Set exercise: Print exactly the lines running from the one that holds "Clone this diagram in TikZ." through the one that holds "(0,0) rectangle (871,495);", please, and leave the pictures out.

Records for this exercise:
○ ○ ○ ○ ○ ○ ○

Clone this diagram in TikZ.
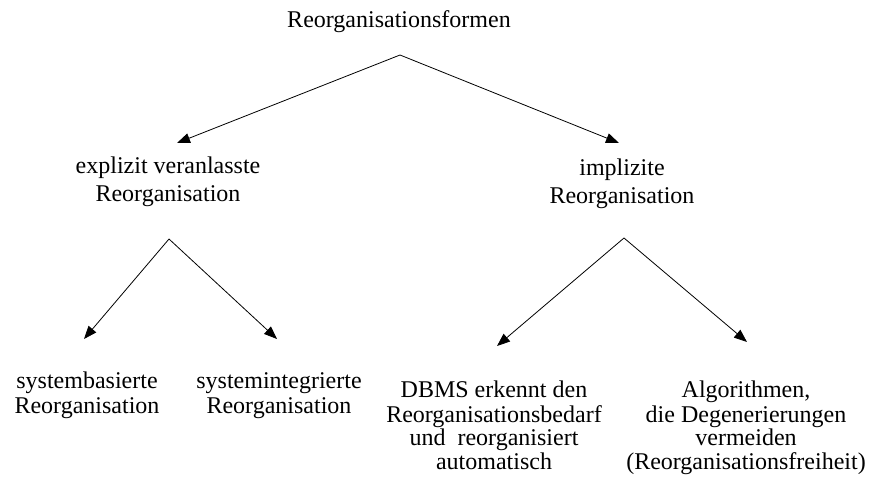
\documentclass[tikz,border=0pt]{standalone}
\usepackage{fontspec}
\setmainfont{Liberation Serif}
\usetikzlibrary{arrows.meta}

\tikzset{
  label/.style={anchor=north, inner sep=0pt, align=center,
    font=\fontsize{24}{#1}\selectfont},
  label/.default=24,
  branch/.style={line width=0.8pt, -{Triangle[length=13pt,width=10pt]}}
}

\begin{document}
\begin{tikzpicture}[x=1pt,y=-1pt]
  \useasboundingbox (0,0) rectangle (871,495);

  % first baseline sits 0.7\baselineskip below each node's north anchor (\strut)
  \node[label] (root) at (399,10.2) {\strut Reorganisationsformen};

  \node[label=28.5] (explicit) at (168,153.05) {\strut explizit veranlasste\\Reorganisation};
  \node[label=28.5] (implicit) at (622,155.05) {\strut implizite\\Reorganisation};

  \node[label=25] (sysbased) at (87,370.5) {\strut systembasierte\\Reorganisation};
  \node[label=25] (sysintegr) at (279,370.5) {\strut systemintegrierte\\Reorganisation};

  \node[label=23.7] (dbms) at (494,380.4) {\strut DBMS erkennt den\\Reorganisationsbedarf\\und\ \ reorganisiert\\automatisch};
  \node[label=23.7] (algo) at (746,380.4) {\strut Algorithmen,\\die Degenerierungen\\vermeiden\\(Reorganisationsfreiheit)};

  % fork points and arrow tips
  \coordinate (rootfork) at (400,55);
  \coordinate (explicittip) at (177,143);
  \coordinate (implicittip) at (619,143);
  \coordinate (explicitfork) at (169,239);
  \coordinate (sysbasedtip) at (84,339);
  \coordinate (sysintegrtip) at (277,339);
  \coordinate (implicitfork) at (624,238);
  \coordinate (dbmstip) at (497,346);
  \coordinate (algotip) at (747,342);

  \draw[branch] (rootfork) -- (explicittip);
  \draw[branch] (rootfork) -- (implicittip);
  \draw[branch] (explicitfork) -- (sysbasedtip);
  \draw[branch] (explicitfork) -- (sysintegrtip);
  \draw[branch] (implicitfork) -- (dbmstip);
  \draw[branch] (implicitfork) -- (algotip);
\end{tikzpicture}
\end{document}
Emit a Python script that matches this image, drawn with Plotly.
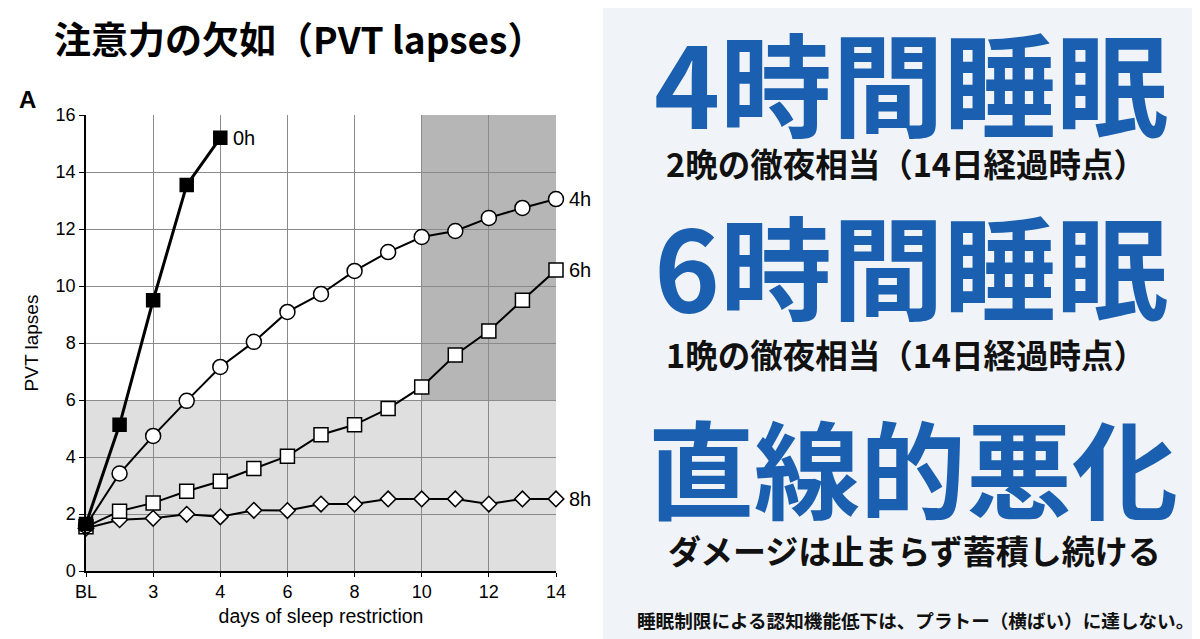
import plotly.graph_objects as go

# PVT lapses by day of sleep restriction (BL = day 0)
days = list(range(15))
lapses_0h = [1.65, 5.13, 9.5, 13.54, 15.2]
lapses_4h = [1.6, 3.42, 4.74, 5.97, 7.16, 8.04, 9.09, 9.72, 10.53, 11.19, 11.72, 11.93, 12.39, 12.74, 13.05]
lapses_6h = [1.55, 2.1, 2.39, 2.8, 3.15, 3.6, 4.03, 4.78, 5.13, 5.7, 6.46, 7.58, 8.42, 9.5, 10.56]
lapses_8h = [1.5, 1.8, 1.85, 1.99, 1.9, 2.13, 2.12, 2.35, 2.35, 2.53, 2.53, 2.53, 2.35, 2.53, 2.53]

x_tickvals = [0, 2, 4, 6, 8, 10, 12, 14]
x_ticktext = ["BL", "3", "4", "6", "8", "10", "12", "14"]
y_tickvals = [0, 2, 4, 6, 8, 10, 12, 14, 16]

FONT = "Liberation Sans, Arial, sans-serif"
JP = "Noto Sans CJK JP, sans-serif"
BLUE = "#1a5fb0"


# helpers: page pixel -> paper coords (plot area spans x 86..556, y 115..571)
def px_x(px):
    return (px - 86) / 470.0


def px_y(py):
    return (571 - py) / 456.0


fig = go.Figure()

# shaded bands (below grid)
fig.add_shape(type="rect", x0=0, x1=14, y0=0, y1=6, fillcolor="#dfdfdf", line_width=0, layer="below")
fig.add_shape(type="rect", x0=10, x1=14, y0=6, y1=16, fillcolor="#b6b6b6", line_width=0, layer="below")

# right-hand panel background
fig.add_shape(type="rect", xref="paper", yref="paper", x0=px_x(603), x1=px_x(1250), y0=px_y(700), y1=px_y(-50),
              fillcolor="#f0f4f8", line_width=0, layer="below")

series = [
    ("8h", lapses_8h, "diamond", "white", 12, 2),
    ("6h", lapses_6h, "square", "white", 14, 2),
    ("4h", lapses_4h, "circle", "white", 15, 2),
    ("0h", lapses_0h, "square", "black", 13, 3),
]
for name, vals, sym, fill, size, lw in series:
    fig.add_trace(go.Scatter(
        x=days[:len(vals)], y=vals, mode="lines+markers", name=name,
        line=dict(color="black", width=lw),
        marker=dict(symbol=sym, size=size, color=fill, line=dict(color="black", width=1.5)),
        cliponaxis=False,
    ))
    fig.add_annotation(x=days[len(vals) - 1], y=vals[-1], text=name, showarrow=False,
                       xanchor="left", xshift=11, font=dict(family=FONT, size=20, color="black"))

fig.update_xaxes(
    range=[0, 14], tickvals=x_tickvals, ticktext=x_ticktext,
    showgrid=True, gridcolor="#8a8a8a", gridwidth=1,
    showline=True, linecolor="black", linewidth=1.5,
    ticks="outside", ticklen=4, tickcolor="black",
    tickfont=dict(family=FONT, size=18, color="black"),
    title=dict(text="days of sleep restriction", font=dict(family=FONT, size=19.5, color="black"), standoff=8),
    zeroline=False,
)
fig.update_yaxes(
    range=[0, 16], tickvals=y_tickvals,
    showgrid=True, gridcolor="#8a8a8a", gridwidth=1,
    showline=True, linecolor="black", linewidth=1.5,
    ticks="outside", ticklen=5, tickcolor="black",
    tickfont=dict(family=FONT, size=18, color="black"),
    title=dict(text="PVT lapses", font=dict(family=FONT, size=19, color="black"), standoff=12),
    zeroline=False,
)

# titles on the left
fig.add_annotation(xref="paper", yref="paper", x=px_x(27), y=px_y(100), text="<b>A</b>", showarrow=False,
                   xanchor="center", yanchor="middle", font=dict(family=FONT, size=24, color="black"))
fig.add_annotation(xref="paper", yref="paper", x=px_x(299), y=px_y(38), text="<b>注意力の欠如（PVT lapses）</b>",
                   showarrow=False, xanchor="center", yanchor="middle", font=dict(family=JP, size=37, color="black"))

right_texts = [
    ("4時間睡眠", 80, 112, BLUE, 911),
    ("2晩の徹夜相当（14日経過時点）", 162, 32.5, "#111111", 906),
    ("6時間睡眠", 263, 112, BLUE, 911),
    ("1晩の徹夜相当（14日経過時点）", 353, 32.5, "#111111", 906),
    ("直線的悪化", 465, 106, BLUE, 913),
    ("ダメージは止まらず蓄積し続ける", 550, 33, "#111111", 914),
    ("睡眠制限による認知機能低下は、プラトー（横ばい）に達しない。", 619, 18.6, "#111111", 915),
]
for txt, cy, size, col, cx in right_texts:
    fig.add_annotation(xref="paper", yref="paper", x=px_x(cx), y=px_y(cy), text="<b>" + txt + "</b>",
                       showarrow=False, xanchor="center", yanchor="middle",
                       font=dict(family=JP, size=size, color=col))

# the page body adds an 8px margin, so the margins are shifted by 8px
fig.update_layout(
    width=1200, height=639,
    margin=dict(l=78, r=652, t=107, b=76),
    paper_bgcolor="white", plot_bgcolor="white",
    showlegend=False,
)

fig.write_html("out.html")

○ ○ ○ ○ ○ ○ ○

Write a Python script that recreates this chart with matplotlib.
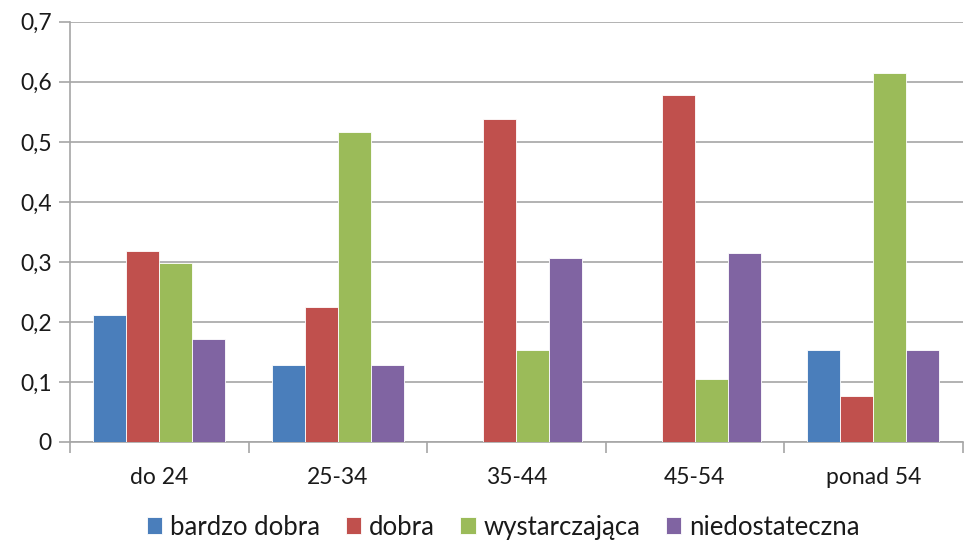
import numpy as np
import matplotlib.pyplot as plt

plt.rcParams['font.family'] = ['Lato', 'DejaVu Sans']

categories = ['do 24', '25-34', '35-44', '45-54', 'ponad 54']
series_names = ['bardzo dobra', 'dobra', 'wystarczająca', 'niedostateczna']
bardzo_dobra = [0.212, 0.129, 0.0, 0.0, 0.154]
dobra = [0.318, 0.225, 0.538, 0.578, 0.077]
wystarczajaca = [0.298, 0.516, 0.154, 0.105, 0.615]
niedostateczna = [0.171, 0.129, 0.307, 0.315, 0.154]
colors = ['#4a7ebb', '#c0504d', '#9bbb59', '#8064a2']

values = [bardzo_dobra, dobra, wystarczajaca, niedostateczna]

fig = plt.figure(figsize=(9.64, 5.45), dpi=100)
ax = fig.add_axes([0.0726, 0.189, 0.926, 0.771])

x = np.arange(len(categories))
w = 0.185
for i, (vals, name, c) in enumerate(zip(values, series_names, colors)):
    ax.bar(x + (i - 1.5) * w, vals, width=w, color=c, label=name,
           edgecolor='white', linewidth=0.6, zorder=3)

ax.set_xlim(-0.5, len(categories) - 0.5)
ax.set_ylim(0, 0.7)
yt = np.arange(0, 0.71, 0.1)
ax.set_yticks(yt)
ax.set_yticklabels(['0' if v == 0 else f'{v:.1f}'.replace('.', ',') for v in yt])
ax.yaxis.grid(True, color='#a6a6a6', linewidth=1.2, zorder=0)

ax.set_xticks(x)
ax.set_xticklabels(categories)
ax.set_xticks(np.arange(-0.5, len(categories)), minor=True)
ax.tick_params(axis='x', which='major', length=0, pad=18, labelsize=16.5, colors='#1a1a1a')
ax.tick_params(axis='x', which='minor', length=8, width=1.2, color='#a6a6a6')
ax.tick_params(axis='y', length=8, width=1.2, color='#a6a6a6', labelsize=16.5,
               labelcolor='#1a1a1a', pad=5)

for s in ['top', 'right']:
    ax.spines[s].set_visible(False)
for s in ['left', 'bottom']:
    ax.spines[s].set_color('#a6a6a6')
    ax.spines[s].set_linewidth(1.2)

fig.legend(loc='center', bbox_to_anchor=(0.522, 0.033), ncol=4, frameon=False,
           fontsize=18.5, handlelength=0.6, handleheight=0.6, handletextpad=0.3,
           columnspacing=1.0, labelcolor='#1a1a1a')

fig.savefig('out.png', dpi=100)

○ ○ ○ ○ ○ ○ ○

In response:
Clone this diagram in TikZ.
\documentclass[tikz,border=0pt]{standalone}
\usepackage{fontspec}
\setmainfont{Liberation Serif}
\usetikzlibrary{arrows.meta}

\tikzset{
  label/.style={anchor=north, inner sep=0pt, align=center,
    font=\fontsize{24}{#1}\selectfont},
  label/.default=24,
  branch/.style={line width=0.8pt, -{Triangle[length=13pt,width=10pt]}}
}

\begin{document}
\begin{tikzpicture}[x=1pt,y=-1pt]
  \useasboundingbox (0,0) rectangle (871,495);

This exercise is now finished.